HARTFORD, Conn. (WTNH) — As the COVID-19 Delta variant continues to spread across America and in Connecticut, a renewed push is on to get people vaccinated.
On Albany Avenue in the north end of Hartford, there has been a hard push from the governor’s office and lawmakers from inside the community to try to separate fact from fiction about the COVID vaccine. The “COVID street team” is trying to encourage people to get it.
What a better place to start than in a barbershop.
Marcus Brown of Norris Barbershop told News 8, “Here in the barbershop you get into a lot of debates, about sporting events and all kinds of things, and here in the barbershop you have debates about what the vaccine will do to you.”

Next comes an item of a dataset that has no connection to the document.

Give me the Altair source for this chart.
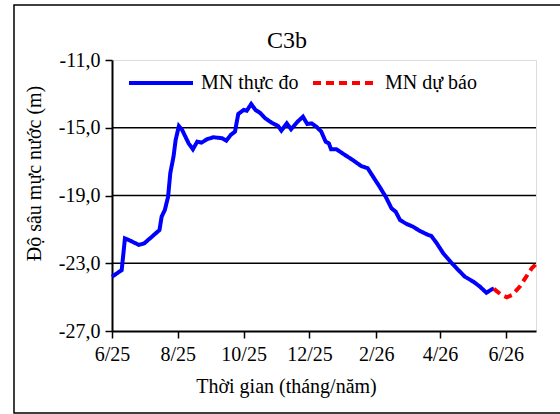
import altair as alt
import pandas as pd

obs_dates = [
    "2025-06-01", "2025-06-10", "2025-06-13", "2025-06-18", "2025-06-26", "2025-07-01",
    "2025-07-08", "2025-07-15", "2025-07-17", "2025-07-20", "2025-07-23", "2025-07-25",
    "2025-07-28", "2025-07-30", "2025-08-02", "2025-08-05", "2025-08-11", "2025-08-15",
    "2025-08-19", "2025-08-23", "2025-08-28", "2025-09-03", "2025-09-11", "2025-09-15",
    "2025-09-19", "2025-09-23", "2025-09-26", "2025-10-01", "2025-10-04", "2025-10-08",
    "2025-10-12", "2025-10-16", "2025-10-21", "2025-10-27", "2025-11-02", "2025-11-05",
    "2025-11-10", "2025-11-14", "2025-11-20", "2025-11-25", "2025-11-29", "2025-12-03",
    "2025-12-08", "2025-12-12", "2025-12-16", "2025-12-19", "2025-12-21", "2025-12-26",
    "2026-01-03", "2026-01-10", "2026-01-18", "2026-01-24", "2026-01-29", "2026-02-04",
    "2026-02-10", "2026-02-15", "2026-02-19", "2026-02-23", "2026-03-01", "2026-03-07",
    "2026-03-13", "2026-03-21", "2026-03-24", "2026-03-29", "2026-04-04", "2026-04-12",
    "2026-04-18", "2026-04-24", "2026-05-02", "2026-05-08", "2026-05-14", "2026-05-19",
    "2026-05-21",
]
obs_values = [
    -23.80, -23.40, -21.53, -21.67, -21.92, -21.82,
    -21.43, -21.04, -20.25, -19.85, -19.07, -17.69,
    -16.71, -15.72, -14.90, -15.13, -15.92, -16.27,
    -15.82, -15.88, -15.68, -15.56, -15.62, -15.76,
    -15.43, -15.23, -14.19, -13.95, -13.99, -13.60,
    -13.95, -14.11, -14.44, -14.70, -14.90, -15.17,
    -14.74, -15.09, -14.64, -14.35, -14.78, -14.74,
    -14.97, -15.23, -15.82, -15.92, -16.27, -16.27,
    -16.61, -16.90, -17.26, -17.39, -17.89, -18.48,
    -19.11, -19.75, -19.96, -20.45, -20.68, -20.84,
    -21.08, -21.33, -21.39, -21.82, -22.41, -23.00,
    -23.40, -23.79, -24.09, -24.38, -24.74, -24.54,
    -24.50,
]
fc_dates = ["2026-05-21", "2026-05-23", "2026-05-28", "2026-06-02", "2026-06-07",
            "2026-06-14", "2026-06-20", "2026-06-25", "2026-06-29"]
fc_values = [-24.50, -24.62, -24.87, -25.01, -24.87, -24.38, -23.79, -23.30, -23.05]

series_names = ["MN thực đo", "MN dự báo"]
series_colors = ["#0000FF", "#FF0000"]
y_ticks = [-27, -23, -19, -15, -11]
grid_values = [-15, -19, -23]
tick_months = [(2025, 6), (2025, 8), (2025, 10), (2025, 12), (2026, 2), (2026, 4), (2026, 6)]

FONT = "'Liberation Serif', 'Times New Roman', 'DejaVu Serif', serif"

df = pd.concat([
    pd.DataFrame({"date": obs_dates, "value": obs_values, "series": series_names[0]}),
    pd.DataFrame({"date": fc_dates, "value": fc_values, "series": series_names[1]}),
], ignore_index=True)

x_scale = alt.Scale(type="utc", domain=[alt.DateTime(year=2025, month=6, date=1, utc=True),
                                         alt.DateTime(year=2026, month=6, date=29, utc=True)])
y_scale = alt.Scale(domain=[-27, -11], nice=False, zero=False)

legend = alt.Legend(
    title=None, orient="none", legendX=15, legendY=-11, direction="horizontal",
    symbolType="stroke", symbolSize=4096, symbolStrokeWidth=4,
    labelFont=FONT, labelFontSize=20, labelColor="black", labelOffset=6,
    columnPadding=6, padding=0, labelLimit=0,
)

x_axis = alt.Axis(
    values=[alt.DateTime(year=y, month=m, date=1, utc=True) for y, m in tick_months],
    labelExpr="utcFormat(datum.value, '%-m/%y')",
    grid=False, domainColor="black", domainWidth=2, tickColor="black", tickWidth=1.5,
    tickSize=7, labelFont=FONT, labelFontSize=20, labelColor="black", labelPadding=6,
    title="Thời gian  (tháng/năm)", titleFont=FONT, titleFontSize=20, titleFontWeight="normal",
    titleColor="black", titleX=174, titleY=61, titleBaseline="alphabetic", titleAlign="center",
    labelFlush=False,
)
y_axis = alt.Axis(
    values=y_ticks,
    labelExpr="(datum.value < 0 ? '-' : '') + replace(format(abs(datum.value), '.1f'), '.', ',')",
    grid=False, domainColor="black", domainWidth=2, tickColor="black", tickWidth=1.5,
    tickSize=7, labelFont=FONT, labelFontSize=20, labelColor="black", labelPadding=5,
    title="Độ sâu mực nước (m)", titleFont=FONT, titleFontSize=20, titleFontWeight="normal",
    titleColor="black", titleX=-72, titleY=113, titleBaseline="alphabetic", titleAlign="center",
    titleAngle=270,
)

grid = alt.Chart(pd.DataFrame({"g": grid_values})).mark_rule(
    color="black", strokeWidth=1.5
).encode(y=alt.Y("g:Q", scale=y_scale))

lines = alt.Chart(df).mark_line(strokeWidth=4).encode(
    x=alt.X("date:T", scale=x_scale, axis=x_axis),
    y=alt.Y("value:Q", scale=y_scale, axis=y_axis),
    color=alt.Color("series:N", scale=alt.Scale(domain=series_names, range=series_colors), legend=legend),
    strokeDash=alt.StrokeDash("series:N", scale=alt.Scale(domain=series_names, range=[[1, 0], [8, 5]]), legend=legend),
)

frame = alt.Chart(pd.DataFrame({"k": [0]})).mark_rect(
    fill="transparent", stroke="black", strokeWidth=1.5
).encode(x=alt.value(-98), x2=alt.value(470), y=alt.value(-55), y2=alt.value(353))

chart = alt.layer(grid, lines, frame).properties(
    width=424, height=271,
    title=alt.TitleParams("C3b", font=FONT, fontSize=24, fontWeight="normal", color="black",
                          dx=-37, offset=-49, frame="group", anchor="middle"),
    autosize=alt.AutoSizeParams(type="none"),
    padding={"left": 112, "top": 60, "right": 24, "bottom": 83},
).configure_view(stroke="#808080", strokeWidth=2).configure(background="white")

chart.save("out.html", embed_options={"renderer": "svg", "actions": False})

Brown’s father started Norris Barbershop 57 years ago; it is a pillar in the community and a hub for information.
Brown explained, “It hurts and pulls at your heartstrings when you hear about the stories, people coming in and telling me how they lost people that I personally know, it’s rough. And I think we just need to trust in it.”
Brown has had the shot and he encourages others to get it, too.

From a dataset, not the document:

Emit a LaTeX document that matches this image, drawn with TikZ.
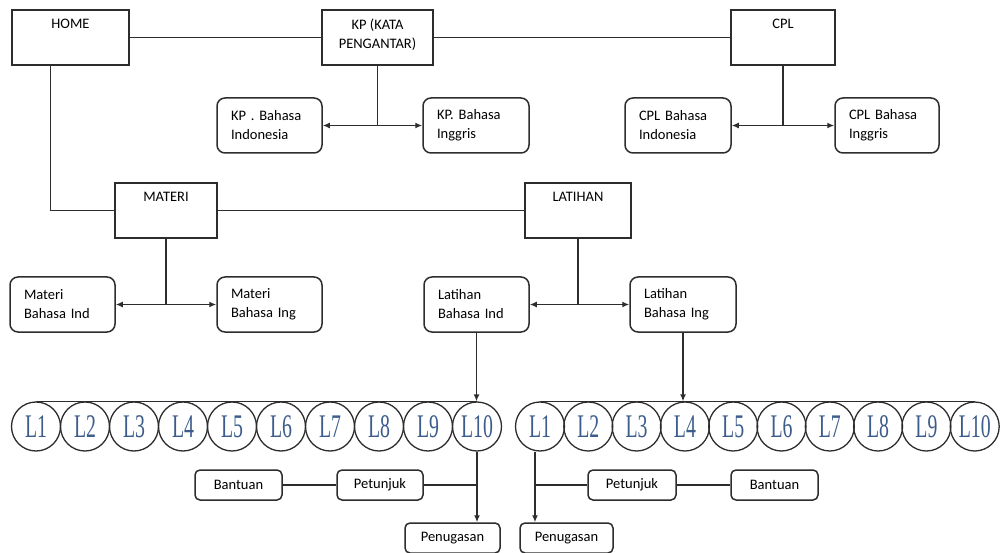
\documentclass[tikz,border=0pt]{standalone}
\usepackage{fontspec}
\setmainfont{Carlito}
\newfontfamily\circfont{Liberation Serif}
\usepackage{xcolor}
\usetikzlibrary{arrows.meta}

\definecolor{linegray}{RGB}{45,45,45}
\definecolor{lblue}{RGB}{60,92,140}
% tall narrow label in the circles
\newcommand{\tall}[1]{\scalebox{0.6}[1]{#1}}

\tikzset{
    conn/.style={draw=linegray, line width=1.5pt},
    headbox/.style={draw=linegray, line width=1.5pt, minimum width=#1, minimum height=55, inner sep=0},
    headtext/.style={anchor=north, yshift=-6pt, align=center},
    subbox/.style={draw=linegray, line width=1.5pt, rounded corners=8pt, minimum height=55,
        inner xsep=14pt, text width=#1, align=left},
    smallbox/.style={draw=linegray, line width=1.5pt, rounded corners=5pt, minimum height=30,
        minimum width=#1, inner sep=0},
    lcirc/.style={draw=linegray, line width=1.3pt, circle, minimum size=49, inner sep=0,
        font=\circfont\fontsize{33}{33}\selectfont, text=lblue}
}

\begin{document}
\begin{tikzpicture}[x=1pt, y=-1pt, >={Latex[length=7pt,width=6pt]}, font=\fontsize{14.5}{19}\selectfont]
    \useasboundingbox (0,0) rectangle (1001,553);

    % top row
    \node[headbox=117, label={[headtext]north:HOME}] (home) at (70.5,37.5) {};
    \node[headbox=111, label={[headtext]north:{KP (KATA\\PENGANTAR)}}] (kp) at (377.5,37.5) {};
    \node[headbox=104, label={[headtext]north:CPL}] (cpl) at (783,37.5) {};
    \node[subbox=77] (kpind) at (269.5,125.5) {KP . Bahasa\\Indonesia};
    \node[subbox=78] (kping) at (476,125.5) {KP. Bahasa\\Inggris};
    \node[subbox=78] (cplind) at (678,125.5) {CPL Bahasa\\Indonesia};
    \node[subbox=76] (cpling) at (887,125.5) {CPL Bahasa\\Inggris};

    % second row
    \node[headbox=102, label={[headtext]north:MATERI}] (materi) at (166,210.5) {};
    \node[headbox=106, label={[headtext]north:LATIHAN}] (latihan) at (578,210.5) {};
    \node[subbox=77] (matind) at (62.5,304.5) {Materi\\Bahasa Ind};
    \node[subbox=77] (mating) at (269.5,304.5) {Materi\\Bahasa Ing};
    \node[subbox=77] (latind) at (476.5,304.5) {Latihan\\Bahasa Ind};
    \node[subbox=78] (lating) at (683,304.5) {Latihan\\Bahasa Ing};

    % circles, Bahasa Ind
    \node[lcirc] (a1) at (36,426.5) {\tall{L1}};
    \node[lcirc] (a2) at (85,426.5) {\tall{L2}};
    \node[lcirc] (a3) at (134,426.5) {\tall{L3}};
    \node[lcirc] (a4) at (183,426.5) {\tall{L4}};
    \node[lcirc] (a5) at (232,426.5) {\tall{L5}};
    \node[lcirc] (a6) at (281,426.5) {\tall{L6}};
    \node[lcirc] (a7) at (330,426.5) {\tall{L7}};
    \node[lcirc] (a8) at (379,426.5) {\tall{L8}};
    \node[lcirc] (a9) at (428,426.5) {\tall{L9}};
    \node[lcirc] (a10) at (477,426.5) {\tall{L10}};

    % circles, Bahasa Ing
    \node[lcirc] (b1) at (540,426.5) {\tall{L1}};
    \node[lcirc] (b2) at (588.3,426.5) {\tall{L2}};
    \node[lcirc] (b3) at (636.6,426.5) {\tall{L3}};
    \node[lcirc] (b4) at (684.9,426.5) {\tall{L4}};
    \node[lcirc] (b5) at (733.2,426.5) {\tall{L5}};
    \node[lcirc] (b6) at (781.5,426.5) {\tall{L6}};
    \node[lcirc] (b7) at (829.8,426.5) {\tall{L7}};
    \node[lcirc] (b8) at (878.1,426.5) {\tall{L8}};
    \node[lcirc] (b9) at (926.4,426.5) {\tall{L9}};
    \node[lcirc] (b10) at (974.7,426.5) {\tall{L10}};

    % bottom boxes
    \node[smallbox=87] (banA) at (238.5,485) {Bantuan};
    \node[smallbox=86] (petA) at (380,485) {Petunjuk};
    \node[smallbox=95] (penA) at (452.5,538) {Penugasan};
    \node[smallbox=93] (penB) at (566.5,538) {Penugasan};
    \node[smallbox=88] (petB) at (632,485) {Petunjuk};
    \node[smallbox=87] (banB) at (774.5,485) {Bantuan};

    % connectors
    \draw[conn] (home) -- (kp);
    \draw[conn] (kp) -- (cpl);
    \draw[conn] (kp.south) -- (kp.south |- kpind.east) coordinate (kpj);
    \draw[conn, ->] (kpj) -- (kpind.east);
    \draw[conn, ->] (kpj) -- (kping.west);
    \draw[conn] (cpl.south) -- (cpl.south |- cplind.east) coordinate (cplj);
    \draw[conn, ->] (cplj) -- (cplind.east);
    \draw[conn, ->] (cplj) -- (cpling.west);

    \draw[conn] ([xshift=-20pt]home.south) |- (materi.west);
    \draw[conn] (materi) -- (latihan);
    \draw[conn] (materi.south) -- (materi.south |- matind.east) coordinate (matj);
    \draw[conn, ->] (matj) -- (matind.east);
    \draw[conn, ->] (matj) -- (mating.west);
    \draw[conn] (latihan.south) -- (latihan.south |- latind.east) coordinate (latj);
    \draw[conn, ->] (latj) -- (latind.east);
    \draw[conn, ->] (latj) -- (lating.west);

    \draw[conn] (a1.north) -- (a10.north);
    \draw[conn] (b1.north) -- (b10.north);
    \draw[conn, ->] (latind.south) -- (latind.south |- a10.north);
    \draw[conn, ->] (lating.south) -- (lating.south |- b4.north);

    \draw[conn, ->] (a10.south) -- (a10.south |- penA.north);
    \draw[conn] (petA.east) -- (petA.east -| a10.south);
    \draw[conn] (banA) -- (petA);
    \draw[conn, ->] ([xshift=-5pt]b1.south) -- ([xshift=-5pt]b1.south |- penB.north);
    \draw[conn] ([xshift=-5pt]b1.south |- petB.west) -- (petB.west);
    \draw[conn] (petB) -- (banB);
\end{tikzpicture}
\end{document}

Barbara Turner of Hartford said, “As soon as they said “66-years-old,” I was on it! I have grandchildren [so] as soon as they said “12” I was on it. I was hoping they were going to say 8 years old because I have an 8-year-old.”
That’s why Governor Ned Lamont stopped by to support State Representative Brendan McGee and The Department of Public Health and Griffin Health as they knocked on doors letting people know there were free haircuts and food for anyone who gets the vaccine.
Alando Morant of Hartford explained, “I wasn’t going to do it, but I did it because they came knocking on my door.”
State Rep. McGee (D-Hartford) said, “The governor stop by, and other folks are here to push that message especially since our kids are going back in a few weeks or have gone back. Twelve years and older can get vaccinated.”
Paul Mounds, the governor’s chief of staff detailed, “When I was a young child I would get my haircut here at Norris or Kirby‘s. I would get a sausage grinder from Yogi’s. I went to the Artists Collective right up the street there. So this is a community not only that I know well, but we all know well.… And it has to be people that are of the community, that look like the community, speaking to the community.”
These kinds of events aren’t just happening in the north end of Hartford, but also in Bridgeport and New Haven. Communities across Connecticut are trying to get the vaccinated numbers up as the variants continue to spread.
Hartford officials are also pushing for COVID testing ahead of the start of the city’s school year. There will be a testing site on Albany Ave. Thursday afternoon.